Code that draws figures:
◆ ◆ ◆ ◆

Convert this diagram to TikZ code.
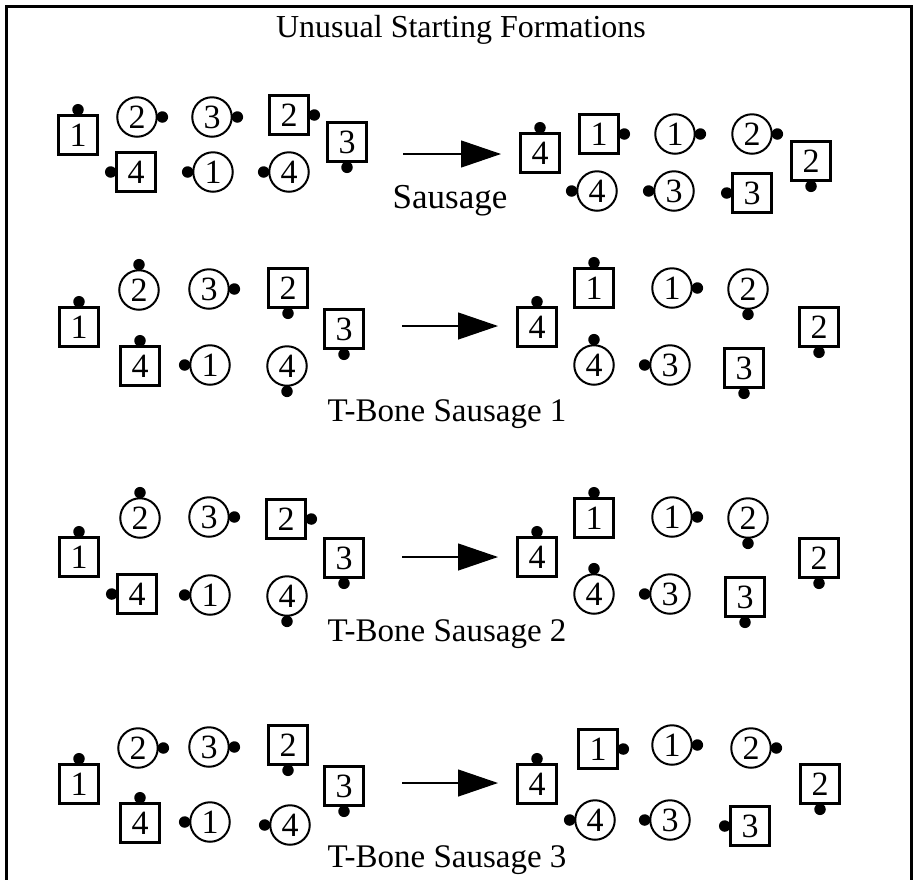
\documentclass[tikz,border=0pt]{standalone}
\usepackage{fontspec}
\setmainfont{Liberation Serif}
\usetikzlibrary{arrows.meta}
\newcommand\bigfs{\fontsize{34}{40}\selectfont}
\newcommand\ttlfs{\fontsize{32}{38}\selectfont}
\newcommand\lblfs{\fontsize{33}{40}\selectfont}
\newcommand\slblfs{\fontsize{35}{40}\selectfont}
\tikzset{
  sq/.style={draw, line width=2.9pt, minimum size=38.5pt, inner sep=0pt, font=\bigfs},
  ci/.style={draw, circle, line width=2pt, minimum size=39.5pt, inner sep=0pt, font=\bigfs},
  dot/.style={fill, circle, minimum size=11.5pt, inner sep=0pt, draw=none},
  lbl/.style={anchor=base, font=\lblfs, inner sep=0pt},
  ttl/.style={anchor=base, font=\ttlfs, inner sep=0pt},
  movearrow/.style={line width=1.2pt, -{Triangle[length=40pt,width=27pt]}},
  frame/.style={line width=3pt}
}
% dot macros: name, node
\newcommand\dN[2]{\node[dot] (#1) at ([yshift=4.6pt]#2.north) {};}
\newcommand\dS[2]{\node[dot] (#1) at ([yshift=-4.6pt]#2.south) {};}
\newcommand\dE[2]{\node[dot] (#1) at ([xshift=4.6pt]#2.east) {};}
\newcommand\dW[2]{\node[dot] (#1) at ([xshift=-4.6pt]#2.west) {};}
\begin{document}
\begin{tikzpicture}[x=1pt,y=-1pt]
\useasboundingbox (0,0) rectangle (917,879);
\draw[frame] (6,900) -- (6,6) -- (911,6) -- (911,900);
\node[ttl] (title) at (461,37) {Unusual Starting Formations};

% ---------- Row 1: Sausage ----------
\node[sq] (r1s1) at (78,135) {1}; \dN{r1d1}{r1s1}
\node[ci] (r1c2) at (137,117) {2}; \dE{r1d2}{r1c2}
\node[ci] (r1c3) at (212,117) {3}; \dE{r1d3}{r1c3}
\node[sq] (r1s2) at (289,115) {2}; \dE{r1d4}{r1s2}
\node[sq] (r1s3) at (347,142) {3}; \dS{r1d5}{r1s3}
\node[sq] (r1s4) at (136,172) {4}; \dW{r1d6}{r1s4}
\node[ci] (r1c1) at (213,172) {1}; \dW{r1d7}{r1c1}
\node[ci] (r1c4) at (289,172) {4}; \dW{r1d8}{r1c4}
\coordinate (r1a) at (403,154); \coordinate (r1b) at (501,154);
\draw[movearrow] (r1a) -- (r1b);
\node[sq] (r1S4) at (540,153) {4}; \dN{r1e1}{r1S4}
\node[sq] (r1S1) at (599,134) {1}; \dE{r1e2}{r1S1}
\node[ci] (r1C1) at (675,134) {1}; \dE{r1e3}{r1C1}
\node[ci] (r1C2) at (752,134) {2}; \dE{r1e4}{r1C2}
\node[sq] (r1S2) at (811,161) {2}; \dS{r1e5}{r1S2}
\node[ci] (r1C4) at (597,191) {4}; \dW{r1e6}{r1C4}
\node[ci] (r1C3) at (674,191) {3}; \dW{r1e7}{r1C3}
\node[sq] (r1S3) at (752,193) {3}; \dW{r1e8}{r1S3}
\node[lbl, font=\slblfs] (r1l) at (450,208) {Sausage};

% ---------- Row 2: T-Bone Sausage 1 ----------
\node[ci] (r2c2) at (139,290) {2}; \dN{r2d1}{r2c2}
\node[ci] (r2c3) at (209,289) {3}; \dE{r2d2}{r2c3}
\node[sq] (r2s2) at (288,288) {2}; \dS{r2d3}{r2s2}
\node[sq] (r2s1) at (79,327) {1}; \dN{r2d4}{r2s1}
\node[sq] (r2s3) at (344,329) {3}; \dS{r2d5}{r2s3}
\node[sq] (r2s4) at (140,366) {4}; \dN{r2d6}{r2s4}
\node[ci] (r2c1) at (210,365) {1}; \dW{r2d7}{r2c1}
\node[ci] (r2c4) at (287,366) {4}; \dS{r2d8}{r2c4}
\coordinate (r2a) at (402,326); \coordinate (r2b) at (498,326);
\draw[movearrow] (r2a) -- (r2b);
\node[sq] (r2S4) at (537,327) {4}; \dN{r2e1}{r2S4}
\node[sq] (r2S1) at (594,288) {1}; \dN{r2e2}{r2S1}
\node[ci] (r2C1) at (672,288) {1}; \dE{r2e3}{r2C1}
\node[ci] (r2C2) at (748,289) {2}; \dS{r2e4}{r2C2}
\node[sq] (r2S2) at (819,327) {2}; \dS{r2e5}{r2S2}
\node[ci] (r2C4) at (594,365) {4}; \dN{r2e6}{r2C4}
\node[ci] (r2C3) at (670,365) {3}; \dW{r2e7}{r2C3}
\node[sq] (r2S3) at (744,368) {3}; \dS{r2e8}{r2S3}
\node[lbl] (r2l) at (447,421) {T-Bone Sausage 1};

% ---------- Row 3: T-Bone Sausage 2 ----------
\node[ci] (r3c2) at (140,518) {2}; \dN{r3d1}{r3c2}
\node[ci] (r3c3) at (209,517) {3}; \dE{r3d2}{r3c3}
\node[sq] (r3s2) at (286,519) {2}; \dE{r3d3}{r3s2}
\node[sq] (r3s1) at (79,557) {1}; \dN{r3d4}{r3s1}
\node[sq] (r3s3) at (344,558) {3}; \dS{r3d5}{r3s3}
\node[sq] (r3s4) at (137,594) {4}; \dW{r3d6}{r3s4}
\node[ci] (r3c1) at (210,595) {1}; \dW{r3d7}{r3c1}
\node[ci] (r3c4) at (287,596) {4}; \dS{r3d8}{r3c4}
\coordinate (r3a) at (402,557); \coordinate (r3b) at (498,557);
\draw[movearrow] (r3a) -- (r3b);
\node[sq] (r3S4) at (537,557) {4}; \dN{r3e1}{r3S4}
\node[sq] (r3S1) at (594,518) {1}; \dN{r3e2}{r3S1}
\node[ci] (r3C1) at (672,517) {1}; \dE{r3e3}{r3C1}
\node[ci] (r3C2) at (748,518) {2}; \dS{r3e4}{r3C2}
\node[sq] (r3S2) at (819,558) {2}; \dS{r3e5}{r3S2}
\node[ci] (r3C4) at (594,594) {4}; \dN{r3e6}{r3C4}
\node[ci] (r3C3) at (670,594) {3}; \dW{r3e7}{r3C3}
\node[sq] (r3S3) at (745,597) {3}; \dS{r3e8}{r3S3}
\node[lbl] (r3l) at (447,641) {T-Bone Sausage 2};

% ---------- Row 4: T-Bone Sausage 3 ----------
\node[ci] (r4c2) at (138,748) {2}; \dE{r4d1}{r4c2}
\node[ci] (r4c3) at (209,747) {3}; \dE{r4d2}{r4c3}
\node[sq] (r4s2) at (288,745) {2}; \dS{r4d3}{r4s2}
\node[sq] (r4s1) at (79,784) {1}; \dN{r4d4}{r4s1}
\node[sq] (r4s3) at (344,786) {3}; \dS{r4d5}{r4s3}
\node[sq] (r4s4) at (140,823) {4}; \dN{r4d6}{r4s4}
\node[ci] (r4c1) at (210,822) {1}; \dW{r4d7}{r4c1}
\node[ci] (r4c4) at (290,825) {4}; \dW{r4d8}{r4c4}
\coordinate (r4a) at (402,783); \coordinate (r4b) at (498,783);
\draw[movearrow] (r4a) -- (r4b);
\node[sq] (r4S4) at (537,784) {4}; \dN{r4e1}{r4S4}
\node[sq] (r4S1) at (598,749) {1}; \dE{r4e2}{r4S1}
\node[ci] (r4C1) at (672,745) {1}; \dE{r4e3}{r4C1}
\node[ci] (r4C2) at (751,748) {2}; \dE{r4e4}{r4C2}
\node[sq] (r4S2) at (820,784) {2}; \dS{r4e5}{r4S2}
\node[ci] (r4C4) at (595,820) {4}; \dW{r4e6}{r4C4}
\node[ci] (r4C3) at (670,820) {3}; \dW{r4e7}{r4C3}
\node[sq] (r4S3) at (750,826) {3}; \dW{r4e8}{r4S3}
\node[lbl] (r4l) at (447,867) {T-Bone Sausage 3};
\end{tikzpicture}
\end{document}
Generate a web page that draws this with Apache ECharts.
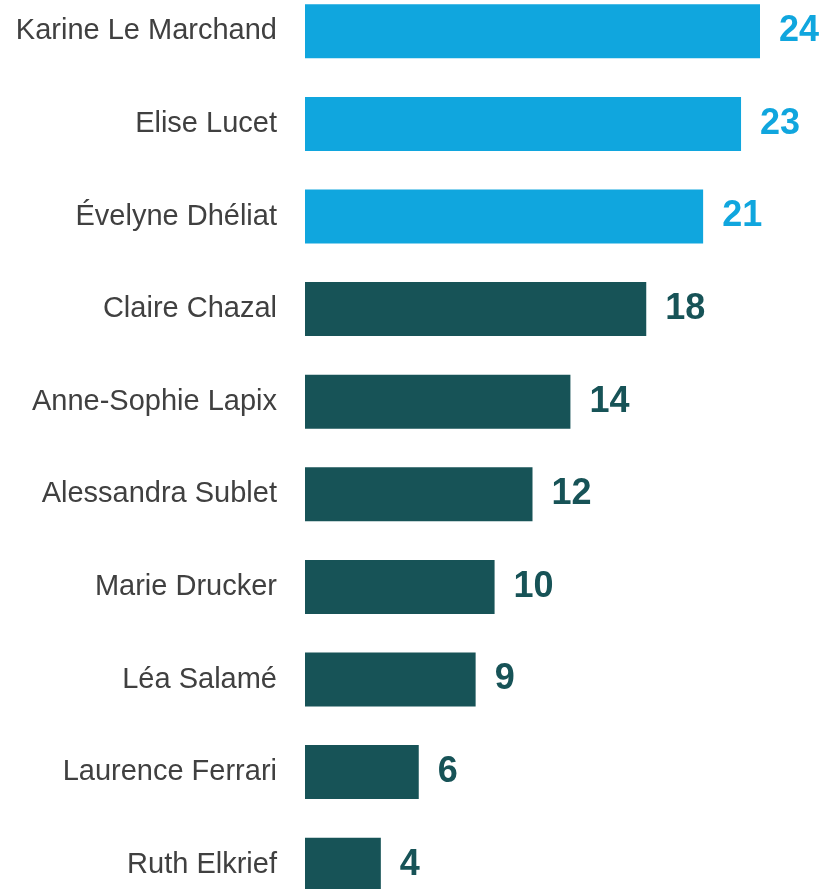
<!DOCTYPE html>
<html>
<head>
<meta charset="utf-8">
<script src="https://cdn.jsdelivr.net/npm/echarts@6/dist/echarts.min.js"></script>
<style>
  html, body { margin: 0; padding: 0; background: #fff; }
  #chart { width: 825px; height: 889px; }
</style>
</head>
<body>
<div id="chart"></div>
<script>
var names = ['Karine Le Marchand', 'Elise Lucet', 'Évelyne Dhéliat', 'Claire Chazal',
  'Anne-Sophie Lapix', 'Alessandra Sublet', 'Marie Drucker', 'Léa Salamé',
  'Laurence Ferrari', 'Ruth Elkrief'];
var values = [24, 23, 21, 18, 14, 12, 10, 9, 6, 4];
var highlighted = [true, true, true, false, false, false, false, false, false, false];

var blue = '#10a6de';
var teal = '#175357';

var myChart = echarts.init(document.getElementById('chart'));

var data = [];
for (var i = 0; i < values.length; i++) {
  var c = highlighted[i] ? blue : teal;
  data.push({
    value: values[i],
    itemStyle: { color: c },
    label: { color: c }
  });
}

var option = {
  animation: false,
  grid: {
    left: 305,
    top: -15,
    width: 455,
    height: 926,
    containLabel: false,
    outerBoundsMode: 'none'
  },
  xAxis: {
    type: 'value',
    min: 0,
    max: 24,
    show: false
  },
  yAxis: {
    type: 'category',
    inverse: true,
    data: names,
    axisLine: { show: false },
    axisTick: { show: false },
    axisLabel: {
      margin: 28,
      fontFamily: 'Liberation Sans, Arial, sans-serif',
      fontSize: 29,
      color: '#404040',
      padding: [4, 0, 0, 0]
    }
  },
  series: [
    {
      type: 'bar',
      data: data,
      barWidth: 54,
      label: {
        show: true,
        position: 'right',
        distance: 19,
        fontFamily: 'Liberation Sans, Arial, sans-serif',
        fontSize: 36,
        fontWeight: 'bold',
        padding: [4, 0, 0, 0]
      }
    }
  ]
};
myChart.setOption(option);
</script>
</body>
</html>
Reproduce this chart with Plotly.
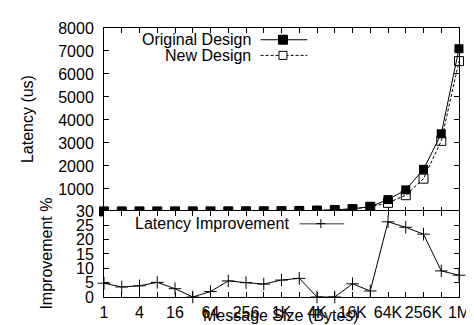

◆ ◆ ◆ ◆

→ **REQUIRED WORK**
Pick out each line above that includes "this" and show it.

→ **THE REPLY**
Convert this diagram to TikZ code.
Generate a web page that draws this with Apache ECharts.
Reproduce this chart with Plotly.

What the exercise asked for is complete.